Jobbik’s Tamas Csanyi said the most important task of a new government would be raising teachers’ wages, which he said could help boost the profession’s prestige. Teachers and education workers will receive a 50 percent pay hike over the next parliamentary cycle, he said.

Gabor Eross of Parbeszed said the new government would shut down the Klebelsberg Centre and scrap the school district system after April. Local communities will be handed back control of schools and students will be ensured equal opportunities, he said.

Momentum board member Endre Toth talked about the importance of restoring teachers’ professional independence. Instead of being made to follow a national curriculum, schools should be offered model curriculums, he said.

Democratic Coalition group leader Gergely Arato called on the government to “stop threatening” the teachers speaking out against the state of the education sector and to “stop treating those who stand up for their professions as enemies”. He said the opposition wanted to set up an education ministry that would work in the interests of children and the country, “instead of representing a foolish government’s policies that are ruining education”.

LMP deputy group leader Krisztina Hohn said the new government would reduce the burdens on both teachers and students. It was also important, she said, to address violence in schools with the involvement of social workers and psychologists rather than the current school guard system.

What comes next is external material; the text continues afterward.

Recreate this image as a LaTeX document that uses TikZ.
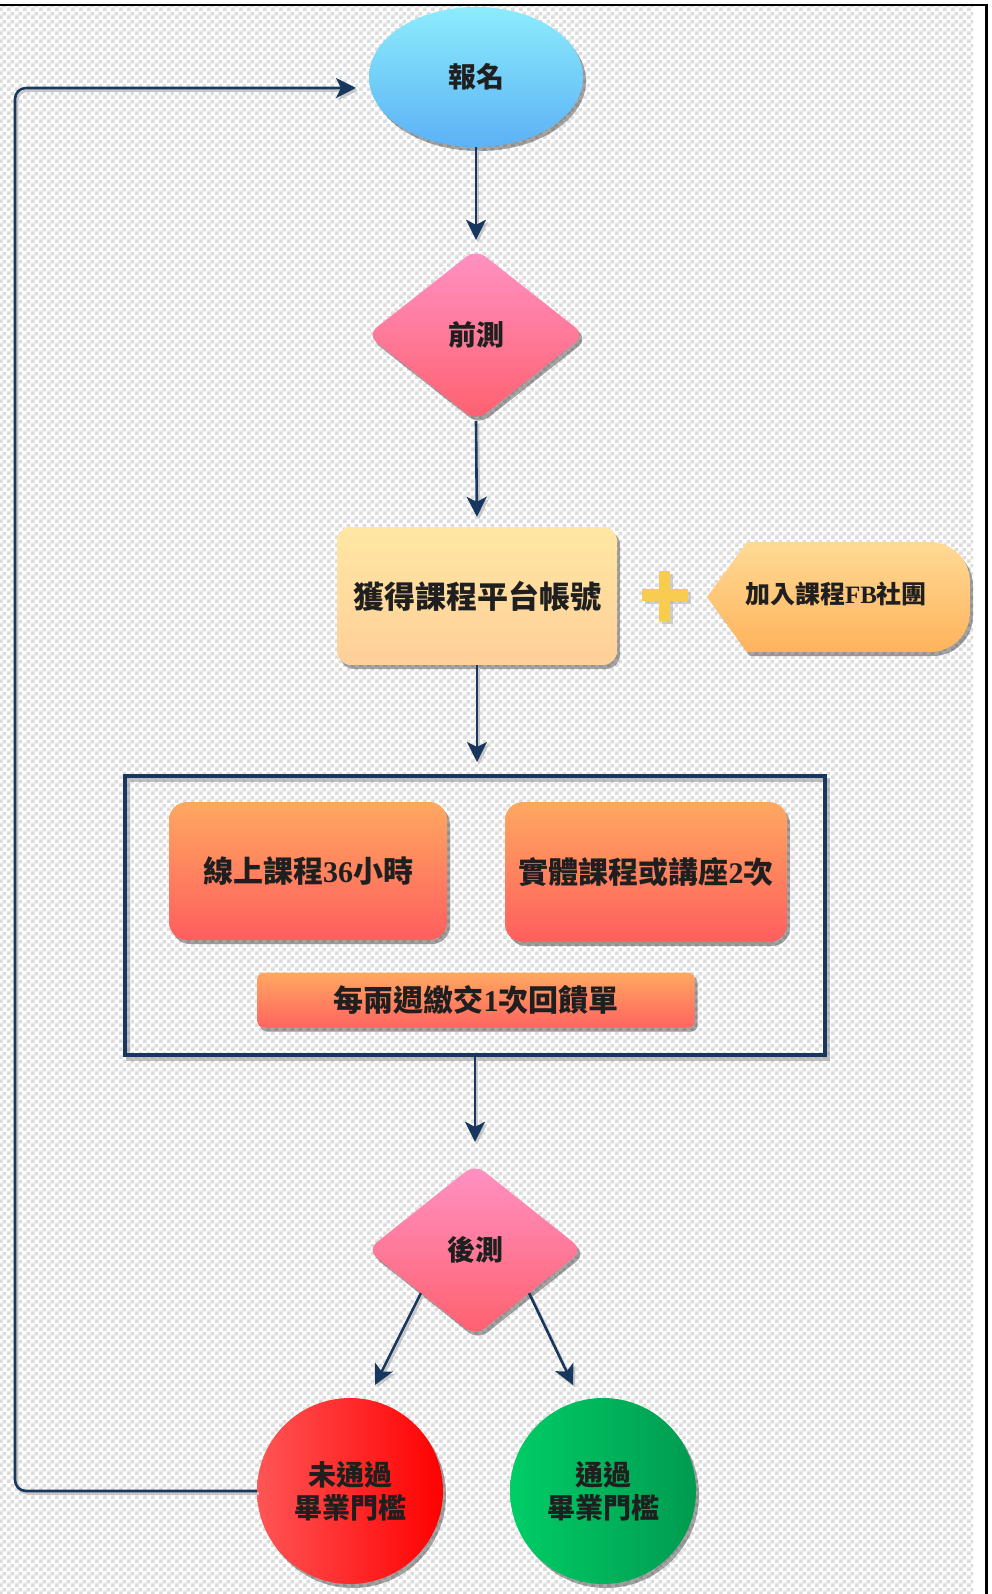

Istvan Hiller of the Socialists said that if the government had kept its promises to teachers, “there would be fewer problems” in the education sector today. He said the reason why the government had not kept its promises was that it did not want to spend the money that was necessary to correct the mistakes it had made earlier on. He said the public education law passed ten years ago had proven to be a failure and had harmed students, teachers and the country as a whole.